Poi nel sistema giuridico c’è una complicazione in più (…) che è quella che assimila la colpa di avere commesso qualcosa per procurare un danno alla colpa di non avere fatto degli obblighi che avrebbero potuto evitare il danno. Cioè il concetto di colpa nel codice penale è quello che rende equivalenti l’avere agito per procurare un danno con il non avere fatto le cose di un soggetto obbligato, di un titolare di una posizione di garanzia (…). Quindi mette sullo stesso piano le azioni e le omissioni. Sulle azioni c’è poco da dire: se io ti procuro un danno sono sicuramente colpevole e devo pagare. Sulle omissioni conviene riflettere perché un conto è l’omissione di un comportamento specifico – non ho fatto qualcosa che la legge in modo chiaro circoscrive e identifica – un’altra cosa è l’omissione di non avere fatto una prestazione cognitiva. Ad esempio ho omesso di prevedere. La previsione è una prestazione mentale difficile da rimproverare a qualcuno. Perché nel momento in cui gliela rimprovero io so come le cose sono andate a finire, ma nel momento in cui le doveva prevedere, lui non sapeva come le cose sarebbero andate a finire.
Questa differenza nel giudizio della rimproverabilità, tra il momento di quando rimprovero e di quando il comportamento deve essere attuato, è una differenza che gli psicologi cognitivi hanno ben identificato come la circostanza del “pregiudizio del senno di poi”.
Probabilmente gli ispettori e i giudici dovrebbero di più considerare che sono nelle condizioni più favorevoli per rimproverare a qualcuno di non avere previsto, di quanto non siano le persone quando dovevano prevedere.
La previsione non è sempre possibile, non è sempre facile… .

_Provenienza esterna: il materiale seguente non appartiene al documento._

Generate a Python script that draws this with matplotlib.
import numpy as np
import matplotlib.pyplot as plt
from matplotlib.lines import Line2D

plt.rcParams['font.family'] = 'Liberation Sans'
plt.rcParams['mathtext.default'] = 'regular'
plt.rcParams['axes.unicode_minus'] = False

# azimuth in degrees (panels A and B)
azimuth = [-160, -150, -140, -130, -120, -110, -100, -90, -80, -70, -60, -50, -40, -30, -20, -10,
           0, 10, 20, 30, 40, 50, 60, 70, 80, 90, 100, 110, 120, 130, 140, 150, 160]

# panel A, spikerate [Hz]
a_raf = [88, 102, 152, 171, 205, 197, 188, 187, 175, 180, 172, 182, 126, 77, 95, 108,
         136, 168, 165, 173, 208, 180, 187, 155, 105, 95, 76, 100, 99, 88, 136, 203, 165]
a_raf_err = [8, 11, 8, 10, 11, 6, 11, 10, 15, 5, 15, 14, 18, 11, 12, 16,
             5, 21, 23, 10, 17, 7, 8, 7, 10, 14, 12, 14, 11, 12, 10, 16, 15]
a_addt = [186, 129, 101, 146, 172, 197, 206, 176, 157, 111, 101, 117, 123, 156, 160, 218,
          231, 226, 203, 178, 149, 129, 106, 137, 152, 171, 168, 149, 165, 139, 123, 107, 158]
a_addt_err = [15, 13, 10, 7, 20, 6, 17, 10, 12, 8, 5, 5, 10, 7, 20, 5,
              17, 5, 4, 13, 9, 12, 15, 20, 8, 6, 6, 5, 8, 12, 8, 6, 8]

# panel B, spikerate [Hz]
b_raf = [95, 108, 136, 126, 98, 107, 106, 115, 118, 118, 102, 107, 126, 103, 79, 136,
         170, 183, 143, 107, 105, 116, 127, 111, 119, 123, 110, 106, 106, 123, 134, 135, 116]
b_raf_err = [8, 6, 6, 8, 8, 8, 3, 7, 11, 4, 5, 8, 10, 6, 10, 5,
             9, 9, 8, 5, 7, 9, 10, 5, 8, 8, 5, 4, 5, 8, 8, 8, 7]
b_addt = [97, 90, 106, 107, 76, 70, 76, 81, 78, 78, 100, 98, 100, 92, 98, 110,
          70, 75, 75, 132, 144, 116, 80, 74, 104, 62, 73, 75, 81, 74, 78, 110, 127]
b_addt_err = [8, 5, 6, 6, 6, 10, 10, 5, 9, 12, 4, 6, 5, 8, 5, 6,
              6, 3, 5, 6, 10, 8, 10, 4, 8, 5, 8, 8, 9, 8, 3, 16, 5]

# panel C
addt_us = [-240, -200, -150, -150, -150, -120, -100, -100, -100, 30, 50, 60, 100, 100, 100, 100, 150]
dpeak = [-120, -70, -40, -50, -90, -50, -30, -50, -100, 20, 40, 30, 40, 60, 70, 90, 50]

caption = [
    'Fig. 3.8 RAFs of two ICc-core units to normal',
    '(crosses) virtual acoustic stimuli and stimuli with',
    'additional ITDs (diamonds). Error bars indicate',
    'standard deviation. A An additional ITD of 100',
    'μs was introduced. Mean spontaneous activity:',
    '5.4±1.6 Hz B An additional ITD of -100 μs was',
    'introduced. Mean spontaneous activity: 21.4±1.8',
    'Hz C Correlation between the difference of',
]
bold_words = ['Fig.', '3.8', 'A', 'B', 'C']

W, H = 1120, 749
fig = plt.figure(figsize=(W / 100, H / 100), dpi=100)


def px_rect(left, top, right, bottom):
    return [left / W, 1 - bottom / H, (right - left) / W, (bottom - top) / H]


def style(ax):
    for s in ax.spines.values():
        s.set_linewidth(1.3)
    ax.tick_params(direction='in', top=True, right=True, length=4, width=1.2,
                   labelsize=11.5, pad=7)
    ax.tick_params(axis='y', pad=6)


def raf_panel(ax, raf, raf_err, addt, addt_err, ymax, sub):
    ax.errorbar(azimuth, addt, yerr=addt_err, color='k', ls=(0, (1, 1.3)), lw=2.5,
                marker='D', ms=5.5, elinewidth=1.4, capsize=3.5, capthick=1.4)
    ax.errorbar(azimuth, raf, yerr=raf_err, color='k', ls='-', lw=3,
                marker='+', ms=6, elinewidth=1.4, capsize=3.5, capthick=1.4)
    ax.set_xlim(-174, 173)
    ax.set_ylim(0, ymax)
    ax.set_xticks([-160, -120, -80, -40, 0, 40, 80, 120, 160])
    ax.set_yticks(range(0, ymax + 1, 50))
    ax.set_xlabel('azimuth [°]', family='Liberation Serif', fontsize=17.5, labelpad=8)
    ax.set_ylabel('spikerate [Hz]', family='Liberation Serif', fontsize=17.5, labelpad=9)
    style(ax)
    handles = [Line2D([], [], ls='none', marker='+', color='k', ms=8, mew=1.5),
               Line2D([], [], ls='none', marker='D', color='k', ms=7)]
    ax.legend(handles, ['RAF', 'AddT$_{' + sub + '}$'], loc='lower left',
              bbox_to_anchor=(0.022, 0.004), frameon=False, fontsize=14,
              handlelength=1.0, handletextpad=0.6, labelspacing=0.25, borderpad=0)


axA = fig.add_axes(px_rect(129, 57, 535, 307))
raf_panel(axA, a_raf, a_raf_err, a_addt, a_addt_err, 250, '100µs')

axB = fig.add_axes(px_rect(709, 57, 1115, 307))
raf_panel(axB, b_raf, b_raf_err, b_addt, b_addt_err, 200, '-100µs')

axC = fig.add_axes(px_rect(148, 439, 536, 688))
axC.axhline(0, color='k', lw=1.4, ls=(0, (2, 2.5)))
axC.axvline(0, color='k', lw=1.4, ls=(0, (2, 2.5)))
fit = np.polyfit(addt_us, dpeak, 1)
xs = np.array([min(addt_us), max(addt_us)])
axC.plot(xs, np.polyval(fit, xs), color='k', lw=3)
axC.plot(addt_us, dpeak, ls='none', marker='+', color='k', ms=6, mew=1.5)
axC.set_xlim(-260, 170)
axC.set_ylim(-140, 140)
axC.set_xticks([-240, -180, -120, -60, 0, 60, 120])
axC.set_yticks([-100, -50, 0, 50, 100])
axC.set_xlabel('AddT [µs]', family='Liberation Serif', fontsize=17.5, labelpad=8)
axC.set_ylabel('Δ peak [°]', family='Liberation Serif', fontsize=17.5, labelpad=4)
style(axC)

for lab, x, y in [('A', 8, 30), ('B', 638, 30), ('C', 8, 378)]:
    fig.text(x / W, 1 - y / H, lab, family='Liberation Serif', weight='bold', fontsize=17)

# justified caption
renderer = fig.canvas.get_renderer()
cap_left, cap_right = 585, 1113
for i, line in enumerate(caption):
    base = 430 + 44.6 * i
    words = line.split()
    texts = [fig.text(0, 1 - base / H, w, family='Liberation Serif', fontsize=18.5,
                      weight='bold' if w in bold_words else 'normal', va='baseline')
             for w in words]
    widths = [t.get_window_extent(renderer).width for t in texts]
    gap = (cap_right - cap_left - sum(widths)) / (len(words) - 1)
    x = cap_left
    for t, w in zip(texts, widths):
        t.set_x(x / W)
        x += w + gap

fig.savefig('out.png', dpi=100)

In sostanza, dice Pagano, un conto è l’aspetto giuridico che si orienta a trovare un colpevole, e un altro conto è il lavoro che va fatto nell’esaminare un caso reale per capirne i meccanismi messi in atto e costruire le condizioni per prevenire che la stessa dinamica si ripeta. Da questo punto di vista le tante teorie che ricercano l’errore nel comportamento del singolo risultano nella gran parte dei casi fuorvianti. Questo per il semplice motivo, dice giustamente Pagano, che:

l’operatore individuale in un contesto socio-tecnico raramente è pienamente libero di agire. È sempre soggetto alle influenze delle interazioni con gli altri. Ad esempio nella vicenda Costa Crociere rimane un solo imputato, il Comandante Schettino. Ma se io mi accontento di punire Schettino ma non vado anche a identificare tutto ciò che aveva creato quella normalizzazione della devianza nella conduzione delle navi crociera sempre più vicino alle coste, lascio le condizioni immutate perché si ripresentino questo tipo di incidenti.

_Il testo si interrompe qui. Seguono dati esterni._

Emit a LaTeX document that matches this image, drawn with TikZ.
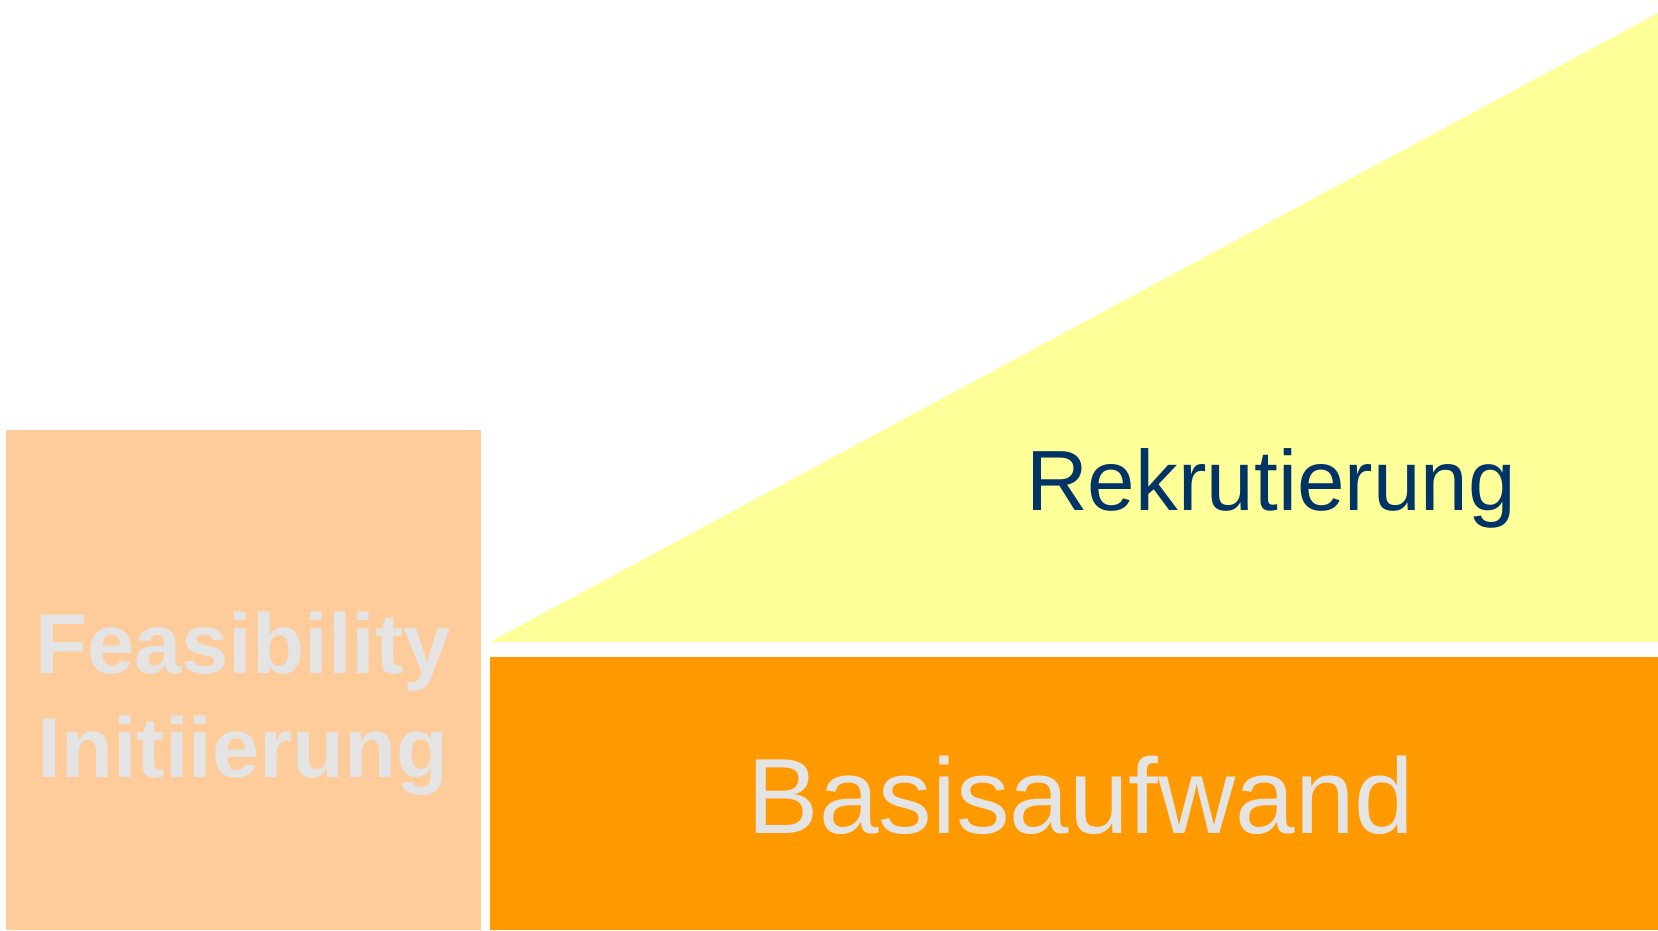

Il comportamento del singolo all’interno di una azienda, in un contesto organizzato e disciplinato, non è quasi mai dettato dalla associazione di liberi pensieri individuali. È piuttosto influenzato dalle procedure previste, dall’orientamento proprio cultura aziendale (rigorosa, frettolosa, attenta ai rischi, disattenta ai rischi, ecc.),  alla cultura del gruppo di lavoro intorno al lavoratore (“siamo i migliori e quindi quello che facciamo da anni è ben fatto”, “ gli altri si fanno male comportandosi così, ma noi no”, ecc.). Quest’ultima cultura è imprescindibilmente legata a quella aziendale, che tollera, incoraggia, condivide e così via, lo sviluppo di un certo tipo di orientamento piuttosto che altri.

Poter ricostruire in modo non episodico, non limitato al comportamento del singolo, non basato, nel caso dei mancati incidenti, sul “meno male nessuno si è fatto male”, offre molte più possibilità di predisporre una accurata prevenzione. Migliora la cultura interna, le relazioni e l’organizzazione.